Nommé Callisto, ce projet vise le stockage de 4 millions de tonnes de CO2 dès 2027, puis de 16 millions de tonnes chaque année d’ici à 2030. Porté par le géant pétrolier italien ENI, Air liquide et le gazier transalpin Snam, Callisto a été sélectionné en 2023 dans la liste des projets d’intérêt commun (PIC) européens. Ce statut permet de couvrir jusqu’à 50 % des coûts de développement puis de construction par des subventions publiques, en plus de bénéficier de dérogations environnementales.
Pour enfouir un jour son CO2 en mer Adriatique, Vicat doit d’abord faire parvenir ses émissions jusqu’à un futur terminal de liquéfaction situé à Fos-sur-Mer, 300 kilomètres au sud, le long de la vallée du Rhône.
Le cimentier et ses partenaires SPSE et Elengy veulent transformer une canalisation désaffectée en carboduc, un pipeline transportant du CO2. Et le prolonger d’une vingtaine de kilomètres pour raccorder l’usine au terminal de liquéfaction opéré par Elengy à Fos-sur-Mer.
Chiffré entre 1 et 1,5 milliard d’euros, ce tronçon français, nommé « Rhône CO2 » est conditionné à l’obtention de subventions. Vicat compte déposer un dossier auprès de l’Innovation Fund dans les prochaines semaines et va candidater à l’appel à projet GPID (Grands projets industriels de décarbonation). « Les aides publiques jouent un rôle crucial pour rendre ce type de projets viables », affirment ses promoteurs dans le dossier de la concertation publique, ouverte le 24 mars.

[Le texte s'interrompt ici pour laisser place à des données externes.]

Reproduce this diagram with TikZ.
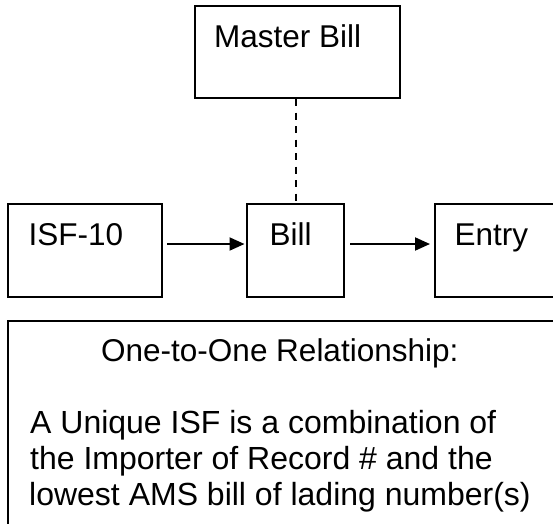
\documentclass[tikz,border=0pt]{standalone}
\usepackage{fontspec}
\setmainfont{Liberation Sans}
\usetikzlibrary{arrows.meta}

\tikzset{
  box/.style={draw=black, line width=2pt, rectangle, inner sep=0pt, fill=white},
  label/.style={anchor=base west, inner sep=0pt, font=\fontsize{31.5}{36}\selectfont},
  bodytext/.style={anchor=base west, inner sep=0pt, font=\fontsize{32}{36}\selectfont},
  link/.style={line width=2pt, -{Triangle[length=15pt,width=13pt]}},
  dashlink/.style={line width=2pt, dash pattern=on 7pt off 6.5pt}
}

\begin{document}
\begin{tikzpicture}[x=1pt, y=-1pt]
  % canvas: 553 x 523, boxes on the right and bottom run past the edge
  \useasboundingbox (0,0) rectangle (553,523);
  \clip (0,0) rectangle (553,523);
  \fill[white] (0,0) rectangle (553,523);

  % boxes
  \node[box, minimum width=205pt, minimum height=92.5pt] (master) at (297.5,51.75) {};
  \node[box, minimum width=154pt, minimum height=93pt]   (isf)    at (85,250.5) {};
  \node[box, minimum width=97pt,  minimum height=93pt]   (bill)   at (295.5,250.5) {};
  \node[box, minimum width=165pt, minimum height=93pt]   (entry)  at (517.5,250.5) {};
  \node[box, minimum width=592pt, minimum height=279pt]  (note)   at (304,460.5) {};

  % box captions
  \node[label] (tmaster) at (214,47)  {Master Bill};
  \node[label] (tisf)    at (28.5,245) {ISF-10};
  \node[label] (tbill)   at (269.5,245) {Bill};
  \node[label] (tentry)  at (454.5,245) {Entry};

  % note text
  \node[label]    (nhead)  at (101,361) {One-to-One Relationship:};
  \node[bodytext] (nline1) at (30,433)  {A Unique ISF is a combination of};
  \node[bodytext] (nline2) at (30,469)  {the Importer of Record \# and the};
  \node[bodytext] (nline3) at (29,505)  {lowest AMS bill of lading number(s)};

  % connectors
  \draw[dashlink] (master.south -| bill.north) -- (bill.north);
  \draw[link, shorten <=4pt, shorten >=1.5pt]
    ([yshift=6.5pt]isf.east) -- ([yshift=6.5pt]bill.west);
  \draw[link, shorten <=5pt, shorten >=4pt]
    ([yshift=6.5pt]bill.east) -- ([yshift=6.5pt]entry.west);
\end{tikzpicture}
\end{document}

Pour l’occasion, Rhône CO2 a été rebaptisé « Rhône décarbonation ». « Le plan présenté ne ressemble à rien », tempête Stéphane Coppey, délégué aux affaires juridiques, aux transports et à la mobilité de France Nature Environnement Bouches-du-Rhône « Il n’inclut ni le transport maritime ni la séquestration en Italie : il s’arrête au milieu du chemin. » La concertation préalable est ouverte jusqu’au 20 juin 2025. La décision finale d’investissement sera prise en 2027.

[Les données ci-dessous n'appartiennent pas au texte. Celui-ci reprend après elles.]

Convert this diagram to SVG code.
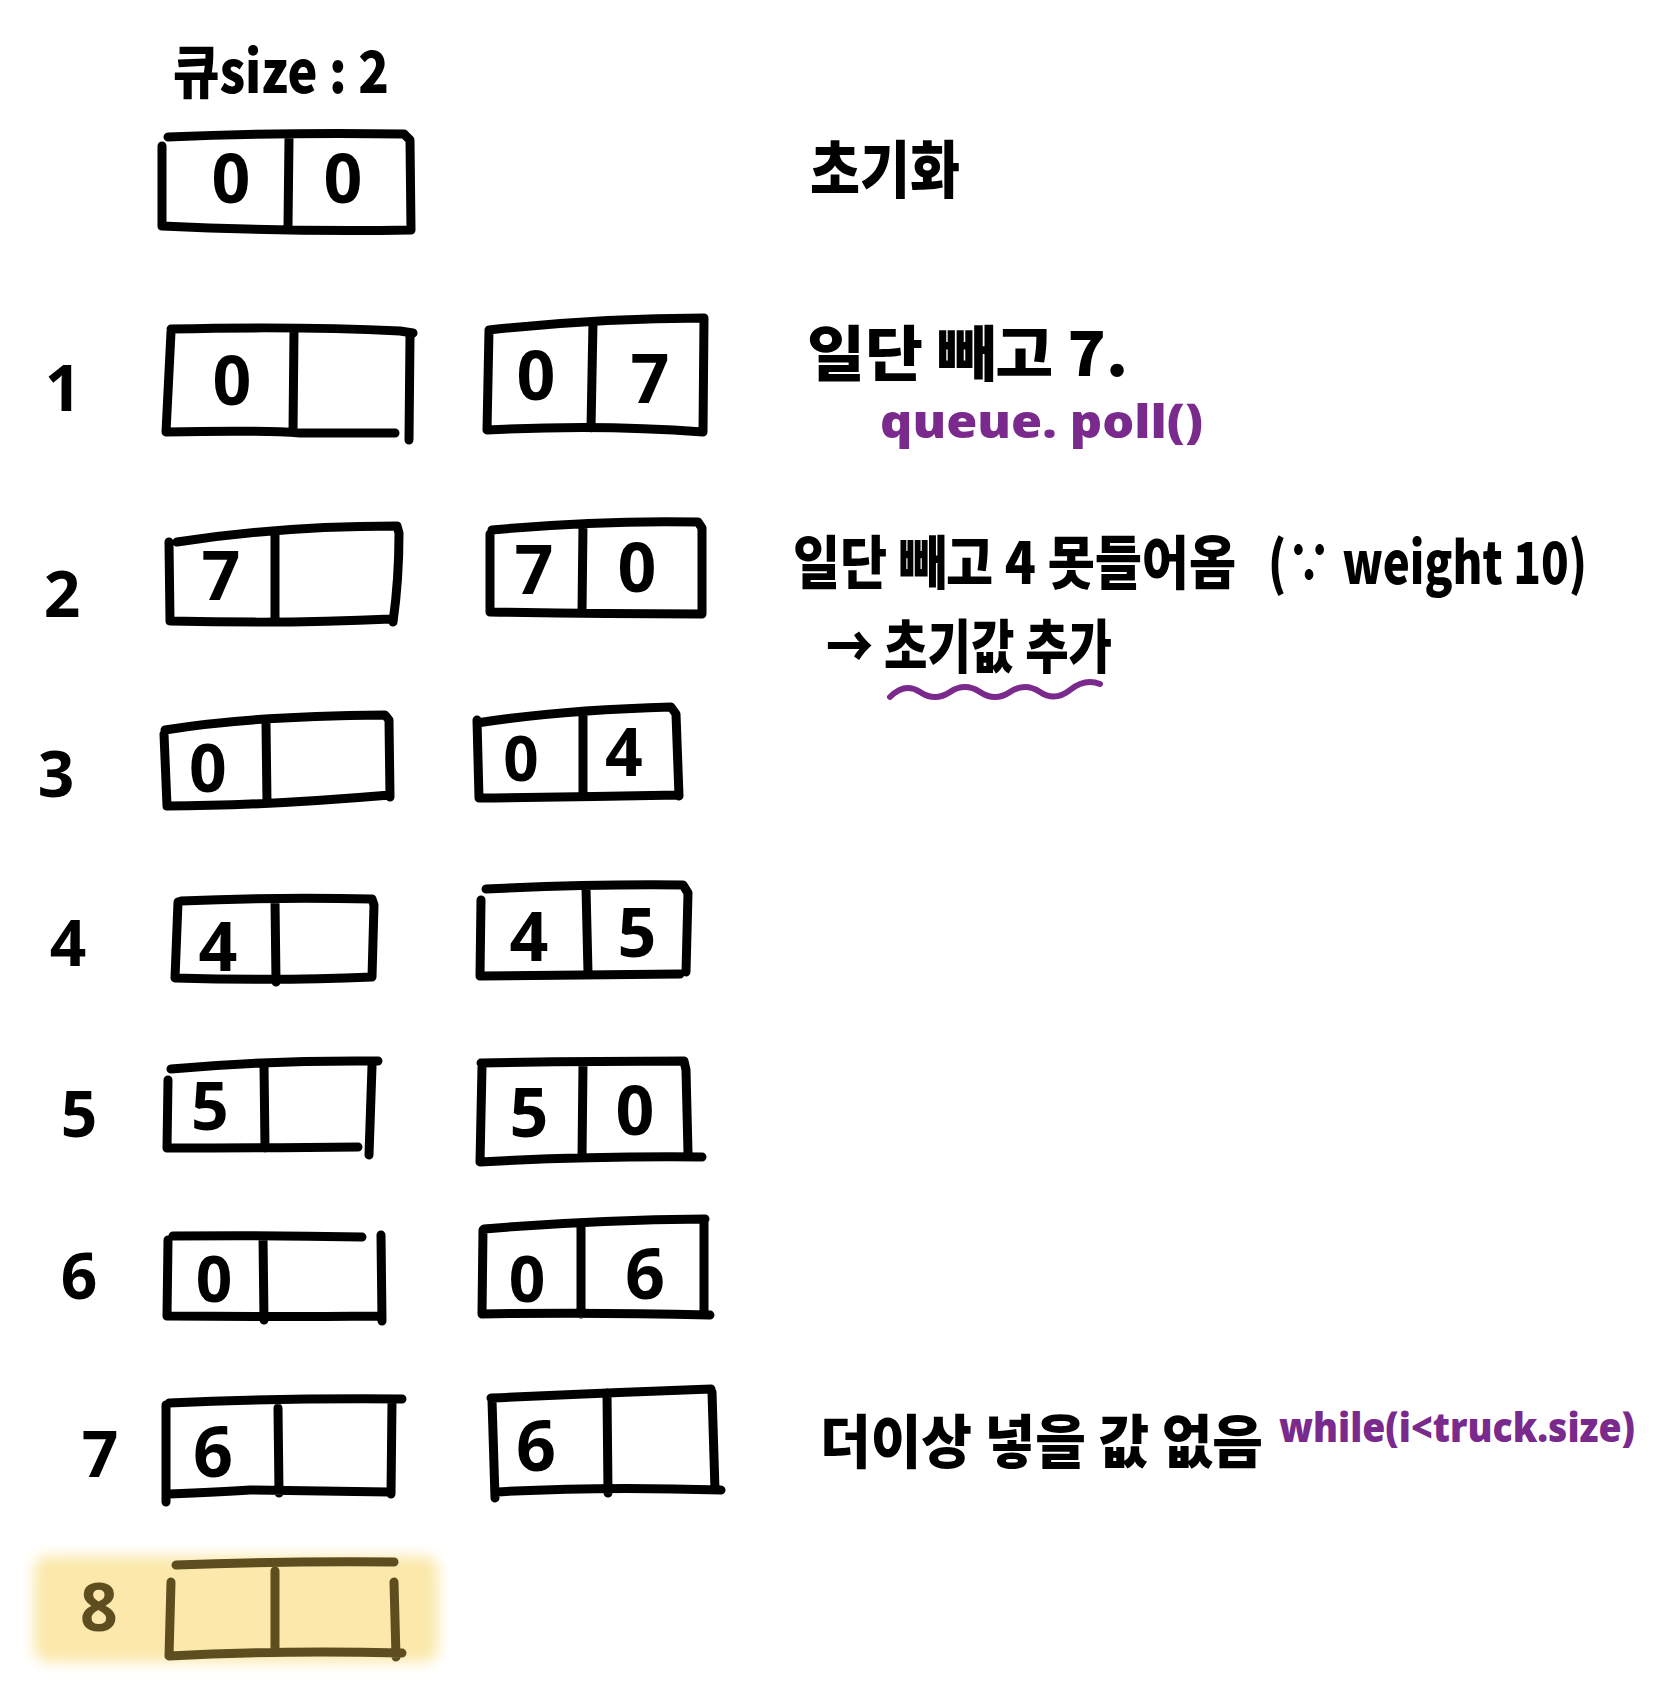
<svg xmlns="http://www.w3.org/2000/svg" width="1659" height="1693" viewBox="0 0 1659 1693">
<style>
.bx{fill:none;stroke:#000;stroke-width:9;stroke-linecap:round;stroke-linejoin:round}
.bx8{fill:none;stroke:#5e4d1f;stroke-width:9;stroke-linecap:round;stroke-linejoin:round}
.k{font-family:"Noto Sans CJK KR","Noto Sans",sans-serif;font-weight:900;fill:#000}
.d{font-family:"Noto Sans","DejaVu Sans",sans-serif;font-weight:700;fill:#000;text-anchor:middle;dominant-baseline:central}
.p{font-family:"Noto Sans","Noto Sans CJK KR",sans-serif;font-weight:900;fill:#7a2a8c}
</style>
<defs>
<filter id="blur" x="-10%" y="-20%" width="120%" height="140%"><feGaussianBlur stdDeviation="7"/></filter>
</defs>
<rect width="1659" height="1693" fill="#fff"/>

<g id="header">
<text class="k" x="173" y="93" font-size="58" textLength="216" lengthAdjust="spacingAndGlyphs">큐size : 2</text>
</g>

<g id="init">
<path class="bx" d="M168,137 Q290,132 404,134 L410,140 L411,230 M162,146 L162,226 Q290,232 411,230 M289,139 L288,226"/>
<text class="d" x="231" y="176" font-size="68">0</text>
<text class="d" x="343" y="176" font-size="68">0</text>
<text class="k" x="810" y="193" font-size="62" textLength="150" lengthAdjust="spacingAndGlyphs">초기화</text>
</g>

<g id="row1">
<text class="d" x="63" y="386" font-size="64">1</text>
<path class="bx" d="M171,329 Q300,326 400,331 L413,333 M171,332 L166,432 Q260,430 300,433 L395,433 M410,336 L409,440 M294,330 L293,432"/>
<text class="d" x="232" y="378" font-size="68">0</text>
<path class="bx" d="M489,330 Q600,318 704,318 L703,432 M489,330 L487,430 Q600,424 703,432 M593,322 L591,428"/>
<text class="d" x="536" y="373" font-size="68">0</text>
<text class="d" x="650" y="376" font-size="68">7</text>
<text class="k" x="807" y="376" font-size="60" textLength="321" lengthAdjust="spacingAndGlyphs">일단 빼고  7.</text>
<text class="p" x="880" y="438" font-size="46" textLength="323" lengthAdjust="spacingAndGlyphs">queue. poll()</text>
</g>

<g id="row2">
<text class="d" x="62" y="592" font-size="64">2</text>
<path class="bx" d="M177,542 Q280,526 397,526 L399,533 Q399,580 393,622 M169,542 L170,621 Q290,624 391,619 M275,533 L275,622"/>
<text class="d" x="221" y="573" font-size="68">7</text>
<path class="bx" d="M492,530 Q600,520 698,522 L702,528 L702,614 M490,534 L490,612 Q600,614 702,614 M583,525 L582,612"/>
<text class="d" x="534" y="567" font-size="68">7</text>
<text class="d" x="637" y="565" font-size="68">0</text>
<text class="k" x="793" y="584" font-size="58" textLength="443" lengthAdjust="spacingAndGlyphs">일단 빼고 4 못들어옴</text>
<text class="k" x="1268" y="584" font-size="58" textLength="319" lengthAdjust="spacingAndGlyphs">(∵ weight 10)</text>
<text class="k" x="826" y="668" font-size="58" textLength="286" lengthAdjust="spacingAndGlyphs">→ 초기값 추가</text>
<path d="M890,697 Q905,682 920,692 T950,692 T980,692 T1010,692 T1040,692 T1070,690 T1100,684" fill="none" stroke="#7a2a8c" stroke-width="6" stroke-linecap="round"/>
</g>

<g id="row3">
<text class="d" x="56" y="772" font-size="64">3</text>
<path class="bx" d="M165,730 Q250,716 385,715 L389,720 L390,797 M164,734 L167,806 Q260,806 390,795 M266,723 L267,803"/>
<text class="d" x="208" y="766" font-size="66">0</text>
<path class="bx" d="M477,723 Q560,710 671,707 L676,714 L679,796 M477,720 L479,798 Q580,797 679,795 M583,712 L583,796"/>
<text class="d" x="521" y="757" font-size="62">0</text>
<text class="d" x="624" y="750" font-size="66">4</text>
</g>

<g id="row4">
<text class="d" x="68" y="941" font-size="64">4</text>
<path class="bx" d="M181,901 Q270,897 372,899 L374,905 L372,977 M178,902 L175,978 Q280,981 372,977 M275,901 L276,982"/>
<text class="d" x="218" y="944" font-size="68">4</text>
<path class="bx" d="M486,889 Q590,884 683,885 L688,893 L686,972 M481,900 L480,976 Q580,975 680,974 M586,888 L588,973"/>
<text class="d" x="529" y="934" font-size="68">4</text>
<text class="d" x="637" y="930" font-size="68">5</text>
</g>

<g id="row5">
<text class="d" x="79" y="1112" font-size="64">5</text>
<path class="bx" d="M171,1069 Q270,1060 378,1061 M372,1066 L369,1155 M168,1080 L167,1148 Q270,1148 358,1147 M264,1064 L265,1148"/>
<text class="d" x="210" y="1104" font-size="66">5</text>
<path class="bx" d="M481,1063 Q590,1061 684,1061 L686,1070 L688,1153 M482,1067 L480,1162 Q590,1156 702,1157 M583,1064 L582,1158"/>
<text class="d" x="529" y="1110" font-size="68">5</text>
<text class="d" x="635" y="1108" font-size="68">0</text>
</g>

<g id="row6">
<text class="d" x="79" y="1274" font-size="64">6</text>
<path class="bx" d="M173,1236 Q270,1235 362,1237 M381,1235 L382,1321 M168,1240 L167,1316 Q270,1317 380,1316 M263,1237 L264,1320"/>
<text class="d" x="214" y="1277" font-size="64">0</text>
<path class="bx" d="M484,1229 Q590,1220 705,1219 M704,1222 L704,1314 M483,1230 L482,1314 Q590,1312 710,1315 M581,1225 L581,1314"/>
<text class="d" x="527" y="1277" font-size="64">0</text>
<text class="d" x="645" y="1272" font-size="70">6</text>
</g>

<g id="row7">
<text class="d" x="100" y="1452" font-size="64">7</text>
<path class="bx" d="M169,1403 Q280,1398 402,1399 M392,1402 L391,1494 M166,1405 L166,1502 M169,1494 Q220,1492 250,1490 L389,1492 M278,1408 L279,1493"/>
<text class="d" x="213" y="1450" font-size="70">6</text>
<path class="bx" d="M491,1398 Q600,1393 711,1389 M712,1392 L715,1490 M492,1400 L495,1498 M495,1492 Q600,1486 721,1490 M607,1393 L608,1493"/>
<text class="d" x="536" y="1444" font-size="70">6</text>
<text class="k" x="820" y="1463" font-size="58" textLength="443" lengthAdjust="spacingAndGlyphs">더이상 넣을 값 없음</text>
<text class="p" x="1279" y="1442" font-size="40" textLength="356" lengthAdjust="spacingAndGlyphs">while(i&lt;truck.size)</text>
</g>

<g id="row8">
<rect x="34" y="1556" width="404" height="106" rx="14" fill="#fbe8aa" filter="url(#blur)"/>
<text class="d" x="99" y="1605" font-size="66" style="fill:#5e4d1f">8</text>
<path class="bx8" d="M176,1565 Q280,1561 394,1562 M394,1582 L396,1657 M171,1582 L169,1656 Q280,1650 402,1653 M275,1571 L275,1652"/>
</g>
</svg>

D’ici là, de nombreux points techniques doivent encore être tranchés, notamment liés au niveau de pureté du CO2 injecté dans le pipeline. Ce paramètre influe directement sur la corrosion du carboduc et donc sur le risque de fuites. SPSE affirme vouloir opérer son carboduc avec 95 % de pureté. Une ambition sur laquelle devront s’aligner les autres usines qui voudraient s’y raccorder.
La question du taux de pureté pourrait « rendre les opérations de captage et de traitement des flux de CO2 trop coûteuses pour certains émetteurs, et conduire ainsi à des risques de distorsion de concurrence, notamment lors du stockage du CO2 au-delà des frontières », affirme le rapport de la mission flash sur le CCS, commandée par Bercy au Conseil général de l’économie en 2024.

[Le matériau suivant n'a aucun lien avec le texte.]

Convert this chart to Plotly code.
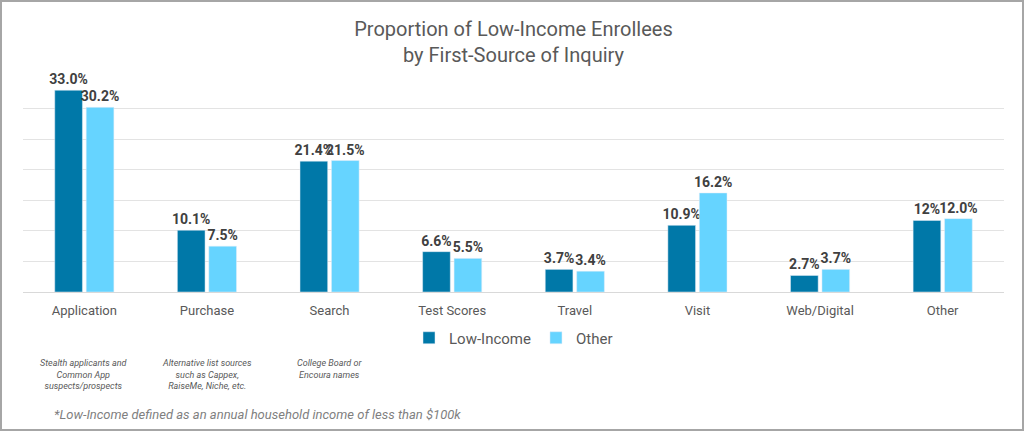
import plotly.graph_objects as go

categorias = ["Application", "Purchase", "Search", "Test Scores", "Travel", "Visit", "Web/Digital", "Other"]
baixa_renda = [33.0, 10.1, 21.4, 6.6, 3.7, 10.9, 2.7, 11.7]
outros = [30.2, 7.5, 21.5, 5.5, 3.4, 16.2, 3.7, 12.0]
rotulos_baixa = ["33.0%", "10.1%", "21.4%", "6.6%", "3.7%", "10.9%", "2.7%", "12%"]
rotulos_outros = ["30.2%", "7.5%", "21.5%", "5.5%", "3.4%", "16.2%", "3.7%", "12.0%"]

notas = {
    "Application": "Stealth applicants and<br>Common App<br>suspects/prospects",
    "Purchase": "Alternative list sources<br>such as Cappex,<br>RaiseMe, Niche, etc.",
    "Search": "College Board or<br>Encoura names",
}

W, H = 1024, 431
ml, mr, mt, mb = 23, 20, 78, 139
pw, ph = W - ml - mr, H - mt - mb

fonte = "Roboto"
cinza = "#595959"

fig = go.Figure()
fig.add_trace(go.Bar(
    x=categorias, y=baixa_renda, name="Low-Income",
    marker_color="#0078A8",
    text=rotulos_baixa, textposition="outside", constraintext="none",
    textfont=dict(family=fonte, size=14, color="#404040", weight="bold"),
    cliponaxis=False,
))
fig.add_trace(go.Bar(
    x=categorias, y=outros, name="Other",
    marker_color="#66D4FF",
    text=rotulos_outros, textposition="outside", constraintext="none",
    textfont=dict(family=fonte, size=14, color="#404040", weight="bold"),
    cliponaxis=False,
))

fig.update_layout(
    width=W, height=H,
    margin=dict(l=ml, r=mr, t=mt, b=mb),
    paper_bgcolor="white", plot_bgcolor="white",
    barmode="group", bargap=0.487, bargroupgap=0.12,
    font=dict(family=fonte, color=cinza),
    title=dict(
        text="Proportion of Low-Income Enrollees<br>by First-Source of Inquiry",
        x=0.5, xref="paper", xanchor="center",
        y=1 - 36 / H, yref="container", yanchor="middle",
        font=dict(family=fonte, size=20, color=cinza),
    ),
    legend=dict(
        orientation="h", x=0.5, xanchor="center",
        y=-(338 - (mt + ph)) / ph, yanchor="middle",
        font=dict(family=fonte, size=15, color=cinza),
        traceorder="normal",
    ),
    xaxis=dict(
        showline=False, ticks="", ticklabelstandoff=9,
        tickfont=dict(family=fonte, size=13, color=cinza),
    ),
    yaxis=dict(
        range=[0, 35], dtick=5, showticklabels=False,
        gridcolor="#e3e3e3", gridwidth=1,
        zeroline=True, zerolinecolor="#d9d9d9", zerolinewidth=1,
    ),
)

for cat, texto in notas.items():
    fig.add_annotation(
        x=cat, xref="x", y=-(356 - (mt + ph)) / ph, yref="paper",
        yanchor="top", text="<i>" + texto + "</i>", showarrow=False,
        font=dict(family=fonte, size=9, color=cinza), align="center",
    )

fig.add_annotation(
    x=(52 - ml) / pw, xref="paper", xanchor="left",
    y=-(414 - (mt + ph)) / ph, yref="paper", yanchor="middle",
    text="<i>*Low-Income defined as an annual household income of less than $100k</i>",
    showarrow=False, font=dict(family=fonte, size=13, color="#7f7f7f"),
)

# moldura cinza em volta da figura
fig.add_shape(
    type="rect", xref="paper", yref="paper",
    x0=-(ml - 1) / pw, x1=1 + (mr - 1) / pw,
    y0=-(mb - 1) / ph, y1=1 + (mt - 1) / ph,
    line=dict(color="#a6a6a6", width=2), layer="below",
)

# tira a margem padrao do body para a figura ocupar a janela toda
fig.write_html(
    "out.html",
    config={"displayModeBar": False},
    post_script="document.body.style.margin='0';",
)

« Le transport de CO2 par bateau, c’est de la science-fiction »
Une fois arrivé par pipeline à Fos Tonkin sur le site d’Elengy, le CO2 doit entamer son véritable périple jusqu’à Ravenne en contournant la Sicile.
Problème de taille : les LCO2, des bateaux dédiés au transport du CO2, ne seront pas mis en service avant 2030, puisque leur construction n’a pas encore commencé. Les deux seuls bateaux en activité en Europe, situés en mer du Nord, ne possèdent qu’une capacité de 7 500 m3.
Ce faible tonnage va obliger à de nombreux allers-retours au regard des quantités à transporter. Sans compter les émissions liées aux combustibles fossiles pour les faire naviguer. « Le transport de CO2 industriel par bateau, c’est de la science-fiction. Et c’est un problème qui va se poser pour tous les autres fluides de la transition », estime un ancien conseiller ministériel sous couvert d’anonymat.
À Ravenne, Callisto doit entrer dans sa phase industrielle dès 2027. Mais de nombreuses questions se posent déjà : le site est implanté en zone sismique, sujet aux inondations et vulnérable aux futures catastrophes climatiques.Dans sa mission flash, le Conseil général de l’économie estimait que « les projets n’ayant pas encore démarré en 2024 pourraient difficilement atteindre une ”maturité commerciale” d’ici à 2030. les sites de stockage en Méditerranée ne semblent pas offrir de solutions viables de stockage pour les émetteurs français avant 2030, voire 2035. »Face aux obstacles physiques, chimiques et sociaux qui se dressent devant le déploiement du CCS, son potentiel pour réduire les émissions mondiales décline. Entre 2021 et 2023, l’Agence internationale de l’énergie a même revu à la baisse la part du CCS dans ces scénarios « net zero », passant de 7,6 à 6 gigatonnes, soit 10 % des émissions mondiales stockées en 2050.